Coffee, grown in relatively poor countries and largely consumed in richer ones, is well-suited to partnerships between producers and consumers aimed at achieving a variety of ecological, economic, and social goals.
Organic coffees are certified by various international monitoring agencies as having been grown without the use of potentially harmful chemicals, thus supporting the health of consumer, producer and environment. Shade-Grown and Bird-Friendly are epithets for coffees, particularly coffees from Central and South America, that are grown under canopies of native trees that provide shelter and sustenance for migrating birds. Fair-Traded coffees are purchased (usually from small holder farmers) at a “fair” price, one that should permit farmers to adequately sustain their families and their farms.
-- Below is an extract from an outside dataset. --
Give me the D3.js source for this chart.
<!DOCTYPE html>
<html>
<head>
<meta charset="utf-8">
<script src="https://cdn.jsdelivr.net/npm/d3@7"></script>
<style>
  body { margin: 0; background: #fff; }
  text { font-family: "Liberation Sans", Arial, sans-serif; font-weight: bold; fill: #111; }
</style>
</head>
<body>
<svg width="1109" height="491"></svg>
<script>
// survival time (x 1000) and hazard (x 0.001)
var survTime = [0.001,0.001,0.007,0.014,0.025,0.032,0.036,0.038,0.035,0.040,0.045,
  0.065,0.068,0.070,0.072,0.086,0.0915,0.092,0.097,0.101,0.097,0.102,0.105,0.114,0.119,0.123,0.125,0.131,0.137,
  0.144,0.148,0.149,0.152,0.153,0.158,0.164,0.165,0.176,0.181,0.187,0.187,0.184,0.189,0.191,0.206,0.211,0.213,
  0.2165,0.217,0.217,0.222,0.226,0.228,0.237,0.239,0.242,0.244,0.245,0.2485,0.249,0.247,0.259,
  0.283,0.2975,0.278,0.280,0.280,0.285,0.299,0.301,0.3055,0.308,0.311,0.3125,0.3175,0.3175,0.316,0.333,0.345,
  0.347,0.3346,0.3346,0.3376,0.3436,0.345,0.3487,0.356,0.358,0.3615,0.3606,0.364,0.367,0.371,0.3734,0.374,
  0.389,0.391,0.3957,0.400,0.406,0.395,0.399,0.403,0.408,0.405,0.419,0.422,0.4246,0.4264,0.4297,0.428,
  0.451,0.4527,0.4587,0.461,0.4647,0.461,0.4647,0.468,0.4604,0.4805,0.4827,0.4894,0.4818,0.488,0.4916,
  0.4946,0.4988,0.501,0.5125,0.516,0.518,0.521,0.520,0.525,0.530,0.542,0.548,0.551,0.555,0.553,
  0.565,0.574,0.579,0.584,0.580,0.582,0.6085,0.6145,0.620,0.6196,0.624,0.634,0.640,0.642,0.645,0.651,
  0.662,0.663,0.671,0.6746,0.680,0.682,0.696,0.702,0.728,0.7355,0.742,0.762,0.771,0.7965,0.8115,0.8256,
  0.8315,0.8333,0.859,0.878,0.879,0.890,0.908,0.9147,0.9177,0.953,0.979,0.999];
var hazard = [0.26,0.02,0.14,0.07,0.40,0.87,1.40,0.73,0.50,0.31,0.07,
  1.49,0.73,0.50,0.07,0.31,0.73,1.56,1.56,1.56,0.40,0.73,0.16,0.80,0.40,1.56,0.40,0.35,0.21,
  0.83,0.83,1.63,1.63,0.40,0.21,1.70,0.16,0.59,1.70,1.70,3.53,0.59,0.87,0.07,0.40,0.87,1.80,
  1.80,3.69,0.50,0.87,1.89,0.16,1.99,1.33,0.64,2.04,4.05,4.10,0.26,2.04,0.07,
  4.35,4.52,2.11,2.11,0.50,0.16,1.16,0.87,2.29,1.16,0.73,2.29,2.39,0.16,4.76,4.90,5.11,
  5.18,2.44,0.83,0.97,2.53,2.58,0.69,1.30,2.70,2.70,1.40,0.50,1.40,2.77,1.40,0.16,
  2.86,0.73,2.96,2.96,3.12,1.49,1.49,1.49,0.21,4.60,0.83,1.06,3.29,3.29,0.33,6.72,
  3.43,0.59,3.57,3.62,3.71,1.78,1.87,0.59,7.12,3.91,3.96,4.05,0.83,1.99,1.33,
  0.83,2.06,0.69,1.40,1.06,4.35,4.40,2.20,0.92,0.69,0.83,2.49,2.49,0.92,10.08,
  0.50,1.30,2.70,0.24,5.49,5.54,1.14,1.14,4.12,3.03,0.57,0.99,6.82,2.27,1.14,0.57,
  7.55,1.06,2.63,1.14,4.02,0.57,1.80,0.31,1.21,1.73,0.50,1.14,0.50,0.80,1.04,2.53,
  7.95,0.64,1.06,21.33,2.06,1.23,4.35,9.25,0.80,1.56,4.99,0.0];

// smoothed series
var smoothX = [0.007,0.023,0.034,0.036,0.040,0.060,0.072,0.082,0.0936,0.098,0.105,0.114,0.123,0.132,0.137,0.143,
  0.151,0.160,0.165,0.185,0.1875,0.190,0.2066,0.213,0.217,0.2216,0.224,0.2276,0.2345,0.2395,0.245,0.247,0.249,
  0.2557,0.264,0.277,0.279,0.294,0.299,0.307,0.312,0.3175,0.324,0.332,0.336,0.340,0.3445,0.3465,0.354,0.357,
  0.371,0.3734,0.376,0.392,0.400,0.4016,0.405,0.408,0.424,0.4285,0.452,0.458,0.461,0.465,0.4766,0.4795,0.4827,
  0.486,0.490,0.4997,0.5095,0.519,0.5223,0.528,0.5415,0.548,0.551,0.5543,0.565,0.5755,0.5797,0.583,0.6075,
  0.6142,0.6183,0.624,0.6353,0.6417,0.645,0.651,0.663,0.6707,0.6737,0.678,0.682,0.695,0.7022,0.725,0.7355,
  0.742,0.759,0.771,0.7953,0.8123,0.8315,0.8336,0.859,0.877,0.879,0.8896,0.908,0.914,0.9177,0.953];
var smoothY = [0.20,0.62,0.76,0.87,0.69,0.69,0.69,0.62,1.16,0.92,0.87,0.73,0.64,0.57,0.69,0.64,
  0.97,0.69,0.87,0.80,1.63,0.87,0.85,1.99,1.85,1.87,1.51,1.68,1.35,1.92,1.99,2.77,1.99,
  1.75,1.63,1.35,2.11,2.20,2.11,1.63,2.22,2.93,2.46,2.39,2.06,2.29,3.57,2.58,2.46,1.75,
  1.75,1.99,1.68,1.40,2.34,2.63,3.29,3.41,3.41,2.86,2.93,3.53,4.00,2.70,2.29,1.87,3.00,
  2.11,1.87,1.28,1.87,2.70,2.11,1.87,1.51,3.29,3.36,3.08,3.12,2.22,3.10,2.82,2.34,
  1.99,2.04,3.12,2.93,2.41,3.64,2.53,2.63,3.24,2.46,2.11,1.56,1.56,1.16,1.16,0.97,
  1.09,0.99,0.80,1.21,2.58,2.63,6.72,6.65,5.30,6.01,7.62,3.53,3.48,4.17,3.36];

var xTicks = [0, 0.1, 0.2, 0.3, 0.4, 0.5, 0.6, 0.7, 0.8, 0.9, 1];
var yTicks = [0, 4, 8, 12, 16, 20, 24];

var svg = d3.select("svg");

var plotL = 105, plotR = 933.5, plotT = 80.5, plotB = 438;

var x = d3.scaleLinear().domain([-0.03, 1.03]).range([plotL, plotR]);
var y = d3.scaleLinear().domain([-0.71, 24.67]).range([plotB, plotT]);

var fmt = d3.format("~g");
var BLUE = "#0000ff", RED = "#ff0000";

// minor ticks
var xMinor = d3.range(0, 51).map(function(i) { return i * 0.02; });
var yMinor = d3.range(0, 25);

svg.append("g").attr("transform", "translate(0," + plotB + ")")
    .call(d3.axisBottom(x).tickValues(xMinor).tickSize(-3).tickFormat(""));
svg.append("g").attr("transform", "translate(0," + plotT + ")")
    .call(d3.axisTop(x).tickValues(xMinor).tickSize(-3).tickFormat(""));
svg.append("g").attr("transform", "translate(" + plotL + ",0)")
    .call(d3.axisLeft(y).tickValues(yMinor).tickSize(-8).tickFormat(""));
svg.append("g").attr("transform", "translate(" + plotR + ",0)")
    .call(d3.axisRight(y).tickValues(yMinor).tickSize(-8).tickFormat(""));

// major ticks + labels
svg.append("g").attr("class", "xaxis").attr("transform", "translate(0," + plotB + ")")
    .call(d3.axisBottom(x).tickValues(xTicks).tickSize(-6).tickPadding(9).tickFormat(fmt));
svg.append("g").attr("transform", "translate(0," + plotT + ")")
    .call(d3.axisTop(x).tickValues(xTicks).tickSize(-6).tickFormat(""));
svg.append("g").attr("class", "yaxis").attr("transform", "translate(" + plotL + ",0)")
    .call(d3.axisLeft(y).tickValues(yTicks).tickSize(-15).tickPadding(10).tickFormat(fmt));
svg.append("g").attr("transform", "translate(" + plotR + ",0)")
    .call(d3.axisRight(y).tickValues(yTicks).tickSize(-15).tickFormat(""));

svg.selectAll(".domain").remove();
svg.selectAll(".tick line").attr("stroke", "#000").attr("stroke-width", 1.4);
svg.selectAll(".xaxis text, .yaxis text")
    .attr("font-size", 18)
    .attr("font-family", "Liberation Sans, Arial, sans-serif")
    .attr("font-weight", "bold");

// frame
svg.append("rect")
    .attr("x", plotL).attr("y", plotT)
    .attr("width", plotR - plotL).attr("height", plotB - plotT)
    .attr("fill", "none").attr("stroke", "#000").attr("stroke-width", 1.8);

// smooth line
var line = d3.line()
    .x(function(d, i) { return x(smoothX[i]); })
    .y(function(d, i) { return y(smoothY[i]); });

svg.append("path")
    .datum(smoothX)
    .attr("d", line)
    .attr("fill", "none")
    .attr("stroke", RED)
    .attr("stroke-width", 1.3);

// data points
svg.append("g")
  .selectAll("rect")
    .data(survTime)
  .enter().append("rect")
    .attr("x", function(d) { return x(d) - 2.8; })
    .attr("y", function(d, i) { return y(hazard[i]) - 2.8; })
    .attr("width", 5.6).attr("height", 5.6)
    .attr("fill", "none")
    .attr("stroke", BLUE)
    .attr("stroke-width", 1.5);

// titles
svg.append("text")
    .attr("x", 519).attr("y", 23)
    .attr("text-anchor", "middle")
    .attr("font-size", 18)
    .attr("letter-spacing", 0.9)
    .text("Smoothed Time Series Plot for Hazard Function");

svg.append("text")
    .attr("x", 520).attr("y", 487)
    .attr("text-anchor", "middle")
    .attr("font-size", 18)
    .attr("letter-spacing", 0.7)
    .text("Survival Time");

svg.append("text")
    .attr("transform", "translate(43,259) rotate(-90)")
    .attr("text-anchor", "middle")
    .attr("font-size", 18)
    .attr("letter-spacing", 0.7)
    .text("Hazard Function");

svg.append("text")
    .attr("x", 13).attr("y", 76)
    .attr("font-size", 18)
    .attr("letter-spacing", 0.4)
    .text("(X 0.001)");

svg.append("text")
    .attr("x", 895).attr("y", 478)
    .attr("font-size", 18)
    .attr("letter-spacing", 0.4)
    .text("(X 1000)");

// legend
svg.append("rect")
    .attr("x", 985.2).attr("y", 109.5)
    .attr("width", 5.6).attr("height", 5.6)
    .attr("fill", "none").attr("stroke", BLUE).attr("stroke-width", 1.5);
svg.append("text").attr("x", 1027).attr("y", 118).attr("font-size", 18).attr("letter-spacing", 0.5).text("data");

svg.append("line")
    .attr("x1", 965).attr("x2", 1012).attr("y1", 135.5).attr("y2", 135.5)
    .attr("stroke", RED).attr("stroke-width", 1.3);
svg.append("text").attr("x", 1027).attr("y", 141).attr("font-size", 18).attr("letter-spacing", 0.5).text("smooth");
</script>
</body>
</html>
This price is determined by international formula, and is always higher than the typically brutally low prices paid small holders by the local market. Eco-OK coffees are certified by an arm of the Rainforest Alliance to meet a range of balanced environmental and economic criteria intended to assure the long-term health of both land and people. An even broader set of criteria are in process of being defined under the general term sustainable, although at this writing that term, like shade grown, is not distinguished by any mechanism for definition and certification. In other words, it currently means whatever the user wants it to mean. Finally, individual roasting companies have developed their own social and economic programs. A percentage of the retail purchase price of a given coffee may go directly to support projects that help the growers of that coffee, for example.
Such organic and cause coffees should be identified by origin and roast like any other single-origin coffee.